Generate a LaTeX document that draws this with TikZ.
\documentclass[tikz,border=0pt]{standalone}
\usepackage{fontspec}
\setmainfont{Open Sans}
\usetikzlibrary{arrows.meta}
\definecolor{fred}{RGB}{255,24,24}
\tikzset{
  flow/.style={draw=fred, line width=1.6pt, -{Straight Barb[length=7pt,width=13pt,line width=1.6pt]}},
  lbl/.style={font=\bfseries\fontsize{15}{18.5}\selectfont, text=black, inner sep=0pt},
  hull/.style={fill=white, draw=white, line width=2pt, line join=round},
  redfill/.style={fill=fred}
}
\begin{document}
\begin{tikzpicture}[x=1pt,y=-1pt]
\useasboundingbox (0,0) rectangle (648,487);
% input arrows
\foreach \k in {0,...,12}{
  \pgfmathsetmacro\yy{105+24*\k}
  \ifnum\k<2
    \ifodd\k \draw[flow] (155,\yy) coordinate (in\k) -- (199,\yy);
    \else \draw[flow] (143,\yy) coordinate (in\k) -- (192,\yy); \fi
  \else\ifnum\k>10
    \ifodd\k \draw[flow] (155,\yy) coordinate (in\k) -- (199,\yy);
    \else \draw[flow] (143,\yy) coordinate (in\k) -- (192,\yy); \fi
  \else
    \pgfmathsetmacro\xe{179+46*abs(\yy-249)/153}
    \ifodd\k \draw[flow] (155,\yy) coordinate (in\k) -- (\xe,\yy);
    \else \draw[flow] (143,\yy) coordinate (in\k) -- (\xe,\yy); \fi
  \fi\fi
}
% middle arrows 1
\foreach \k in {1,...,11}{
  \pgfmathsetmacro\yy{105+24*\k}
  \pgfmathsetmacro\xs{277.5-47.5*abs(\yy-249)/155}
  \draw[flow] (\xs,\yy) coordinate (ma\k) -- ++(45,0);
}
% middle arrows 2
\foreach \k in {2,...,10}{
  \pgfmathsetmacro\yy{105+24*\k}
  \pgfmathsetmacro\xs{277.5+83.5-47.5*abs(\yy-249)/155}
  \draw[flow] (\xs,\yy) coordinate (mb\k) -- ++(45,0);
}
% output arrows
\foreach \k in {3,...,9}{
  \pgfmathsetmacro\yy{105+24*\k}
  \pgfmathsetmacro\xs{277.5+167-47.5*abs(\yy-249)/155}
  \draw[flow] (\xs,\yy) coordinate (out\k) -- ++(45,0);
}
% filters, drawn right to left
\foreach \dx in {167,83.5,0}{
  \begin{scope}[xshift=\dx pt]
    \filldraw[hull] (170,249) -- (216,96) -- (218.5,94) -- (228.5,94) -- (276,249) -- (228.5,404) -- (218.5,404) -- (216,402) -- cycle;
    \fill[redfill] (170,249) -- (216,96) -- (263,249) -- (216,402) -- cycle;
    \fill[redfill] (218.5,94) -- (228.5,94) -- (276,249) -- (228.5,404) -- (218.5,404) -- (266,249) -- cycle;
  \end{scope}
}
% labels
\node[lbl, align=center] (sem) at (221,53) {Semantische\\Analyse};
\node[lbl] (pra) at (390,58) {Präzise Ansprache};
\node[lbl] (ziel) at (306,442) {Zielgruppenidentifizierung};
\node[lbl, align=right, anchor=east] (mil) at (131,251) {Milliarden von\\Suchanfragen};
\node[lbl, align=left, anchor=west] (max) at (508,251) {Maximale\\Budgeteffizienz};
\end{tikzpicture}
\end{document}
^^^^^^^^^^^^^^^^
REQUEST:
Give the listing above again, word for word.

FULL ANSWER:
Generate a LaTeX document that draws this with TikZ.
\documentclass[tikz,border=0pt]{standalone}
\usepackage{fontspec}
\setmainfont{Open Sans}
\usetikzlibrary{arrows.meta}
\definecolor{fred}{RGB}{255,24,24}
\tikzset{
  flow/.style={draw=fred, line width=1.6pt, -{Straight Barb[length=7pt,width=13pt,line width=1.6pt]}},
  lbl/.style={font=\bfseries\fontsize{15}{18.5}\selectfont, text=black, inner sep=0pt},
  hull/.style={fill=white, draw=white, line width=2pt, line join=round},
  redfill/.style={fill=fred}
}
\begin{document}
\begin{tikzpicture}[x=1pt,y=-1pt]
\useasboundingbox (0,0) rectangle (648,487);
% input arrows
\foreach \k in {0,...,12}{
  \pgfmathsetmacro\yy{105+24*\k}
  \ifnum\k<2
    \ifodd\k \draw[flow] (155,\yy) coordinate (in\k) -- (199,\yy);
    \else \draw[flow] (143,\yy) coordinate (in\k) -- (192,\yy); \fi
  \else\ifnum\k>10
    \ifodd\k \draw[flow] (155,\yy) coordinate (in\k) -- (199,\yy);
    \else \draw[flow] (143,\yy) coordinate (in\k) -- (192,\yy); \fi
  \else
    \pgfmathsetmacro\xe{179+46*abs(\yy-249)/153}
    \ifodd\k \draw[flow] (155,\yy) coordinate (in\k) -- (\xe,\yy);
    \else \draw[flow] (143,\yy) coordinate (in\k) -- (\xe,\yy); \fi
  \fi\fi
}
% middle arrows 1
\foreach \k in {1,...,11}{
  \pgfmathsetmacro\yy{105+24*\k}
  \pgfmathsetmacro\xs{277.5-47.5*abs(\yy-249)/155}
  \draw[flow] (\xs,\yy) coordinate (ma\k) -- ++(45,0);
}
% middle arrows 2
\foreach \k in {2,...,10}{
  \pgfmathsetmacro\yy{105+24*\k}
  \pgfmathsetmacro\xs{277.5+83.5-47.5*abs(\yy-249)/155}
  \draw[flow] (\xs,\yy) coordinate (mb\k) -- ++(45,0);
}
% output arrows
\foreach \k in {3,...,9}{
  \pgfmathsetmacro\yy{105+24*\k}
  \pgfmathsetmacro\xs{277.5+167-47.5*abs(\yy-249)/155}
  \draw[flow] (\xs,\yy) coordinate (out\k) -- ++(45,0);
}
% filters, drawn right to left
\foreach \dx in {167,83.5,0}{
  \begin{scope}[xshift=\dx pt]
    \filldraw[hull] (170,249) -- (216,96) -- (218.5,94) -- (228.5,94) -- (276,249) -- (228.5,404) -- (218.5,404) -- (216,402) -- cycle;
    \fill[redfill] (170,249) -- (216,96) -- (263,249) -- (216,402) -- cycle;
    \fill[redfill] (218.5,94) -- (228.5,94) -- (276,249) -- (228.5,404) -- (218.5,404) -- (266,249) -- cycle;
  \end{scope}
}
% labels
\node[lbl, align=center] (sem) at (221,53) {Semantische\\Analyse};
\node[lbl] (pra) at (390,58) {Präzise Ansprache};
\node[lbl] (ziel) at (306,442) {Zielgruppenidentifizierung};
\node[lbl, align=right, anchor=east] (mil) at (131,251) {Milliarden von\\Suchanfragen};
\node[lbl, align=left, anchor=west] (max) at (508,251) {Maximale\\Budgeteffizienz};
\end{tikzpicture}
\end{document}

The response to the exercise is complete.